If your goal is to have both databases co-exist then I would try the following:

  1. Take both the A database and A_old database offline if possible.
  2. Make copies or temporarily move their MDF and LDF files. (This is a precautionary measure and may be a little overkill.)
  3. Drop the A_old database.
  4. Put back the MDF and LDF files of both databases.
  5. Turn A back online (and make sure it's still working properly).
  6. Attach a database and select the MDF and LDF for A_old which if I understand you correctly is now called "A_old.mdf" (note the LDF file will need to have a different name than the new A database's LDF file too).
  7. Verify A_old is working properly now.
4
  • A is live in production. Is there a way to do this without getting it offline? Also they don't need to co-exist, if I could access A_old on another (dev) server it would be enough. Mar 8, 2022 at 12:29
  • @evilmandarine The thing I'm unsure of / worried about is if you try dropping A_old if it'll remove the MDF / LDF of the production A database (which is why my precautionary step 2 says to move / copy both databases' files). I believe it'll try (because that's the logical path). It may error out if A is currently connected to / in use, or it may succeed, I'm not sure. So I'd try to get a maintenance window off-hours from production, so you could follow the steps I mentioned. Of course once you have A_old database successfully dropped, you don't have to re-attach it to the same server.
    – J.D.
    Mar 8, 2022 at 12:35
  • Yep, I think I'll need the maintenance window. I was trying to avoid that at all costs because this is a different, not technical kind of issue now (tight production schedule). Mar 8, 2022 at 12:39
  • @evilmandarine Gotcha, yea I've been there. Usually a few minutes of downtime trumps risk of data loss and longer downtime, at least when explained to sensible people lol. All in all, the above process should be accomplishable in about 10 minutes, but obviously ask for a longer maintenance window just in case. Also this is where things like Availability Groups are nice because you can failover to a secondary server, and fix the previous primary, then fail back over if needed, etc.
    – J.D.
    Mar 8, 2022 at 12:46
1

As I only needed the data I ended up managing to get it on the same server running this command (the SSMS Attach... did not work but this is the script it generated):

USE [master]
GO
CREATE DATABASE [A_OLD_Copy] ON 
( FILENAME = N'C:\Program Files\Microsoft SQL Server\MSSQL15.MSSQLSERVER\MSSQL\DATA\A_OLD.mdf' ),
( FILENAME = N'C:\Program Files\Microsoft SQL Server\MSSQL15.MSSQLSERVER\MSSQL\DATA\A_log_OLD.ldf' )
 FOR ATTACH
GO
1
  • Ah that's true.

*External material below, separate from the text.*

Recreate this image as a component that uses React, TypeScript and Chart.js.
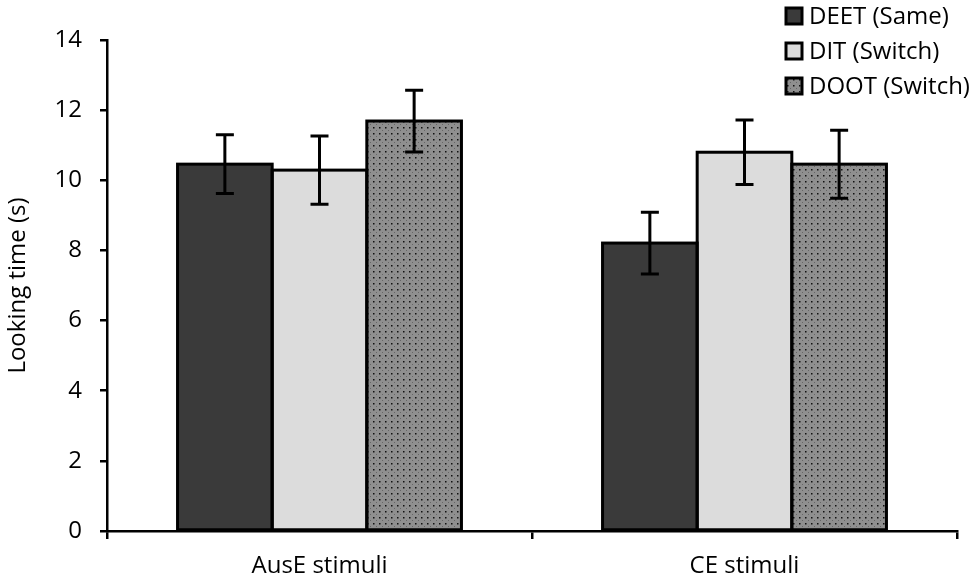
import { useEffect, useRef } from 'react'
import { Chart, registerables } from 'chart.js'

Chart.register(...registerables)

const categories = ['AusE stimuli', 'CE stimuli']
const seriesNames = ['DEET (Same)', 'DIT (Switch)', 'DOOT (Switch)']
const deetValues = [10.46, 8.21]
const ditValues = [10.29, 10.8]
const dootValues = [11.69, 10.46]
const deetErrors = [0.84, 0.88]
const ditErrors = [0.97, 0.92]
const dootErrors = [0.88, 0.97]
const yTicks = [0, 2, 4, 6, 8, 10, 12, 14]

const FONT = "'Open Sans', sans-serif"

function makeDots(): CanvasPattern | string {
  const c = document.createElement('canvas')
  c.width = 6
  c.height = 6
  const g = c.getContext('2d')
  if (!g) return '#8a8a8a'
  g.fillStyle = '#8f8f8f'
  g.fillRect(0, 0, 6, 6)
  g.fillStyle = '#111'
  g.fillRect(1, 1, 1.5, 1.5)
  g.fillStyle = '#666'
  g.fillRect(4, 4, 1, 1)
  return g.createPattern(c, 'repeat') ?? '#8a8a8a'
}

// outlines (shared 3px edges) + error bars
const errorBars = {
  id: 'errorBars',
  afterDatasetsDraw(chart: any) {
    const { ctx } = chart
    const y = chart.scales.y
    ctx.save()
    ctx.strokeStyle = '#000'
    ctx.lineWidth = 3
    ctx.lineJoin = 'miter'
    chart.data.datasets.forEach((_ds: any, i: number) => {
      const meta = chart.getDatasetMeta(i)
      meta.data.forEach((bar: any) => {
        const w = bar.width
        ctx.strokeRect(bar.x - w / 2, bar.y, w, bar.base - bar.y)
      })
    })
    chart.data.datasets.forEach((ds: any, i: number) => {
      const meta = chart.getDatasetMeta(i)
      meta.data.forEach((bar: any, j: number) => {
        const v = ds.data[j]
        const e = ds.errors[j]
        const top = y.getPixelForValue(v + e)
        const bot = y.getPixelForValue(v - e)
        ctx.beginPath()
        ctx.moveTo(bar.x, top)
        ctx.lineTo(bar.x, bot)
        ctx.moveTo(bar.x - 9, top)
        ctx.lineTo(bar.x + 9, top)
        ctx.moveTo(bar.x - 9, bot)
        ctx.lineTo(bar.x + 9, bot)
        ctx.stroke()
      })
    })
    ctx.restore()
  },
}

const boxLegend = {
  id: 'boxLegend',
  afterDraw(chart: any) {
    const { ctx } = chart
    ctx.save()
    ctx.font = `24px ${FONT}`
    ctx.textBaseline = 'middle'
    chart.data.datasets.forEach((ds: any, i: number) => {
      const cy = 16 + i * 35
      ctx.fillStyle = ds.backgroundColor
      ctx.fillRect(786, cy - 8, 16, 16)
      ctx.strokeStyle = '#000'
      ctx.lineWidth = 3
      ctx.strokeRect(786, cy - 8, 16, 16)
      ctx.fillStyle = '#000'
      ctx.fillText(ds.label, 809, cy + 1)
    })
    ctx.restore()
  },
}

export default function App() {
  const canvasRef = useRef<HTMLCanvasElement | null>(null)
  const chartRef = useRef<Chart | null>(null)

  useEffect(() => {
    document.body.style.margin = '0'
    const ctx = canvasRef.current?.getContext('2d')
    if (!ctx) return
    if (chartRef.current) chartRef.current.destroy()

    const dots = makeDots()
    const common = {
      borderWidth: 0,
      categoryPercentage: 0.668,
      barPercentage: 1.0,
    }

    chartRef.current = new Chart(ctx, {
      type: 'bar',
      data: {
        labels: categories,
        datasets: [
          { ...common, label: seriesNames[0], data: deetValues, errors: deetErrors, backgroundColor: '#3a3a3a' } as any,
          { ...common, label: seriesNames[1], data: ditValues, errors: ditErrors, backgroundColor: '#dcdcdc' } as any,
          { ...common, label: seriesNames[2], data: dootValues, errors: dootErrors, backgroundColor: dots } as any,
        ],
      },
      options: {
        animation: false,
        responsive: false,
        layout: { padding: { top: 40, right: 23, left: 0, bottom: 0 } },
        plugins: {
          legend: { display: false },
          tooltip: { enabled: false },
        },
        scales: {
          x: {
            offset: true,
            border: { display: true, color: '#000', width: 2.5 },
            grid: { display: true, offset: true, drawOnChartArea: false, drawTicks: true, tickLength: 8, color: '#000', lineWidth: 2.5 },
            ticks: { color: '#000', font: { family: FONT, size: 24 }, padding: 13 },
            afterFit: (s: any) => { s.height = 54 },
          },
          y: {
            min: 0,
            max: 14,
            afterBuildTicks: (s: any) => { s.ticks = yTicks.map((v) => ({ value: v })) },
            border: { display: true, color: '#000', width: 2.5 },
            grid: { display: true, drawOnChartArea: false, drawTicks: true, tickLength: 7, color: '#000', lineWidth: 2.5 },
            ticks: { color: '#000', font: { family: FONT, size: 24 }, padding: 18 },
            title: { display: true, text: 'Looking time (s)', color: '#000', font: { family: FONT, size: 24 }, padding: { top: 4, bottom: 6 } },
            afterFit: (s: any) => { s.width = 107 },
          },
        },
      },
      plugins: [errorBars, boxLegend],
    })

    return () => {
      chartRef.current?.destroy()
      chartRef.current = null
    }
  }, [])

  return <canvas ref={canvasRef} width={980} height={585} style={{ display: 'block' }}></canvas>
}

To get access to the data now, you could attach the files as a new database. Cleaning up the old A_old database will likely require more of a process though, but that sounds like it's secondary to your goal anyway. Good idea.
    – J.D.
    Mar 8, 2022 at 12:57
0

You should be able to just change the path to that file

ALTER DATABASE A_Old
MODIFY FILE (
  NAME = [A.mdf],
  FILENAME = 'C:\Whatever Path Here\A_Old.mdf'
);

You can also specify a new logical name for the file, although this is not actually necessary

ALTER DATABASE A_Old
MODIFY FILE (
  NAME = [A.mdf],
  NEWNAME = [A_Old.mdf],
  FILENAME = 'C:\Whatever Path Here\A_Old.mdf'
);

You may need to set the database OFFLINE first.